ENTRIES SHOWN –
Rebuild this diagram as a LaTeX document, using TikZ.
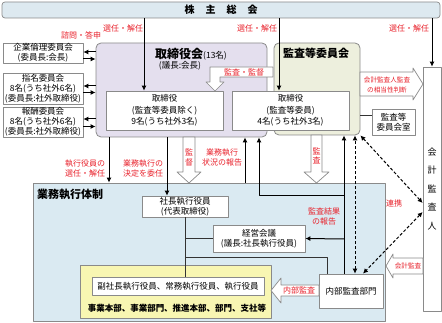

==

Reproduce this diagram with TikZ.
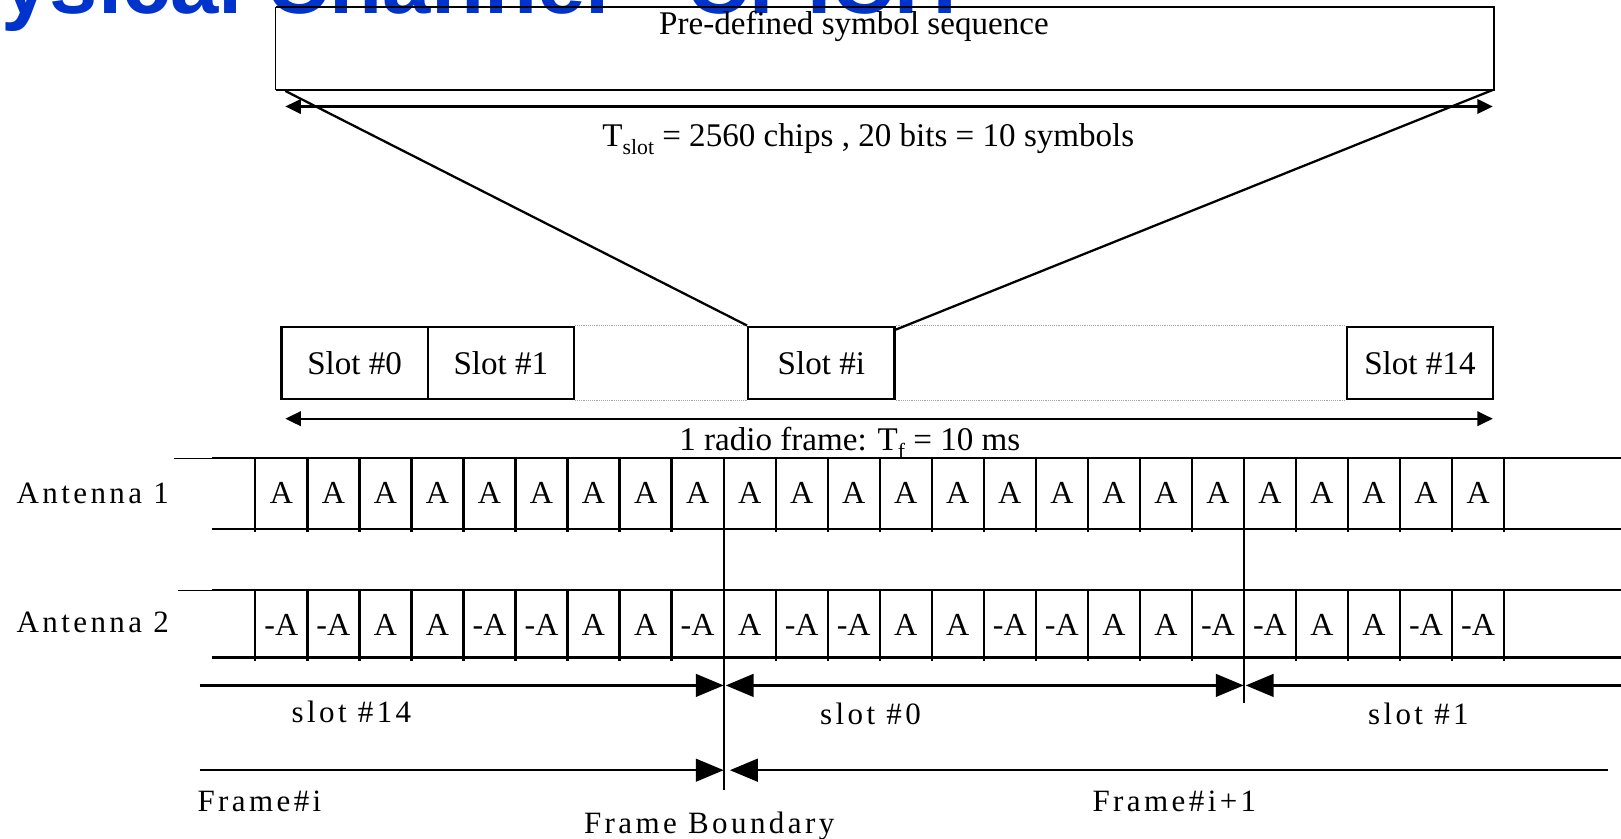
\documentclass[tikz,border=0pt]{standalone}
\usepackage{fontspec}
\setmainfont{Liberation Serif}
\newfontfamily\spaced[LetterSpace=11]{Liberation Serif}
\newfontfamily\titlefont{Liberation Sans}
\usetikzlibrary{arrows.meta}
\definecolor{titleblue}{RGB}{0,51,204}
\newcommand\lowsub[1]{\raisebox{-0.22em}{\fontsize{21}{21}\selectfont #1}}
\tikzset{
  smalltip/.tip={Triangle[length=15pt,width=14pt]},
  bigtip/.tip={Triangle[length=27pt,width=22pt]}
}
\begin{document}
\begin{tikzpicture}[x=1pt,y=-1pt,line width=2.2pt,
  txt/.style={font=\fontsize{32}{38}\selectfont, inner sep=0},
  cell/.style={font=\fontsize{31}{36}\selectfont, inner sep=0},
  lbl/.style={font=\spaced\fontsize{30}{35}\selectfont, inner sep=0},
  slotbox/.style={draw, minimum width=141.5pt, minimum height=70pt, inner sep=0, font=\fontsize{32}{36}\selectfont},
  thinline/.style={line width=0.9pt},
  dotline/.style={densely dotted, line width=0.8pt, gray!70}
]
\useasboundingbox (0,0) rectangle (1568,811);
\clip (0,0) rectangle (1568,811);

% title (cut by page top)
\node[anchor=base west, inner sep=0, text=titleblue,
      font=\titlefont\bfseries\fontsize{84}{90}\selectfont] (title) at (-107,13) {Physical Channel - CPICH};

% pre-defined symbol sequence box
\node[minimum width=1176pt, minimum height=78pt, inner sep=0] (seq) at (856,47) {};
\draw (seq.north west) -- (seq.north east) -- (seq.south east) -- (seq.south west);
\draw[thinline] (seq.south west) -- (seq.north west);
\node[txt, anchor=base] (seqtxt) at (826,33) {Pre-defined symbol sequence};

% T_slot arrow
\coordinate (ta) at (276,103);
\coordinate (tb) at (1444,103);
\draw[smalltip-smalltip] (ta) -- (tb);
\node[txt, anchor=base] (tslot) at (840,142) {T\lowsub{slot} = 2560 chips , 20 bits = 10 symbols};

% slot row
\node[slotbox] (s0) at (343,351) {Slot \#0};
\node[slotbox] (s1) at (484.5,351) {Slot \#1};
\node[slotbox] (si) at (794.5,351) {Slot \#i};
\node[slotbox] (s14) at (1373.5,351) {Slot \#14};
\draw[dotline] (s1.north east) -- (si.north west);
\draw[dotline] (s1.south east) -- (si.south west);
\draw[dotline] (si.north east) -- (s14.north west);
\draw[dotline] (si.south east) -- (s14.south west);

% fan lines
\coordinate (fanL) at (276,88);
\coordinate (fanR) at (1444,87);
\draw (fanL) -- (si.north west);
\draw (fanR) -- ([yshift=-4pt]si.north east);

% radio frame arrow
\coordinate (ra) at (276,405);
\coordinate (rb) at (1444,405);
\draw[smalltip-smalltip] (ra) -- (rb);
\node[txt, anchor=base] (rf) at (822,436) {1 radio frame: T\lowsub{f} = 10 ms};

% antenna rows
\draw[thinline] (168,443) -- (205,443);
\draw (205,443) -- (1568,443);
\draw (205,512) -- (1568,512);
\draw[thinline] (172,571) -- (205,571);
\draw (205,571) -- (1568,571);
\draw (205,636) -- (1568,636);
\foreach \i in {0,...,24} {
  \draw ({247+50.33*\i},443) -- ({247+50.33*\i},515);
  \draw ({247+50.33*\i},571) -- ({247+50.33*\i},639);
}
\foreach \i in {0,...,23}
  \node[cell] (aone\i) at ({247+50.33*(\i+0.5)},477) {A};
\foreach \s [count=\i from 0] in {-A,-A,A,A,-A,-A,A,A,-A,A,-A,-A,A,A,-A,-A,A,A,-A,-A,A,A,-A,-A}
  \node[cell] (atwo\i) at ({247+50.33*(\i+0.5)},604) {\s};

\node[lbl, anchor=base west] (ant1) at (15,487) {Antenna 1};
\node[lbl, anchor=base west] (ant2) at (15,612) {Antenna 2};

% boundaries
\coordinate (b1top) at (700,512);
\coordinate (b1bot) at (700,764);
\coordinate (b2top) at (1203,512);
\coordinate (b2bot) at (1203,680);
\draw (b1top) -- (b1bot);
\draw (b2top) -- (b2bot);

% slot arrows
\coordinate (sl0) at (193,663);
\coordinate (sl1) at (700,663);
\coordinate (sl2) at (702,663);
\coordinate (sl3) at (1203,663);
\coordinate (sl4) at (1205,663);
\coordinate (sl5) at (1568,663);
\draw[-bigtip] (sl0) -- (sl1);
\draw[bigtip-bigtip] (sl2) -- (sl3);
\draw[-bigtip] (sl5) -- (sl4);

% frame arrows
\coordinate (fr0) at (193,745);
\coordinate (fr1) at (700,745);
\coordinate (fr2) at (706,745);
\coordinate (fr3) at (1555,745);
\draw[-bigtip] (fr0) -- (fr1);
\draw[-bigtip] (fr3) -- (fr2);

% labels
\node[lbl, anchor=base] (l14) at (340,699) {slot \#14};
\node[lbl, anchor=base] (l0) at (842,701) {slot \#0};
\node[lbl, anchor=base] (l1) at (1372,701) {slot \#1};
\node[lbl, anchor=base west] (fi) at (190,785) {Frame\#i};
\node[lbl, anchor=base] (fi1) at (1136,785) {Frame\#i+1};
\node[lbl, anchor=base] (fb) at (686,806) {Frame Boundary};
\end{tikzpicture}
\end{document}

EXERCISE – In the lines above, find each one with "diagram" and list it.

WRITTEN REPLY –
Rebuild this diagram as a LaTeX document, using TikZ.
Reproduce this diagram with TikZ.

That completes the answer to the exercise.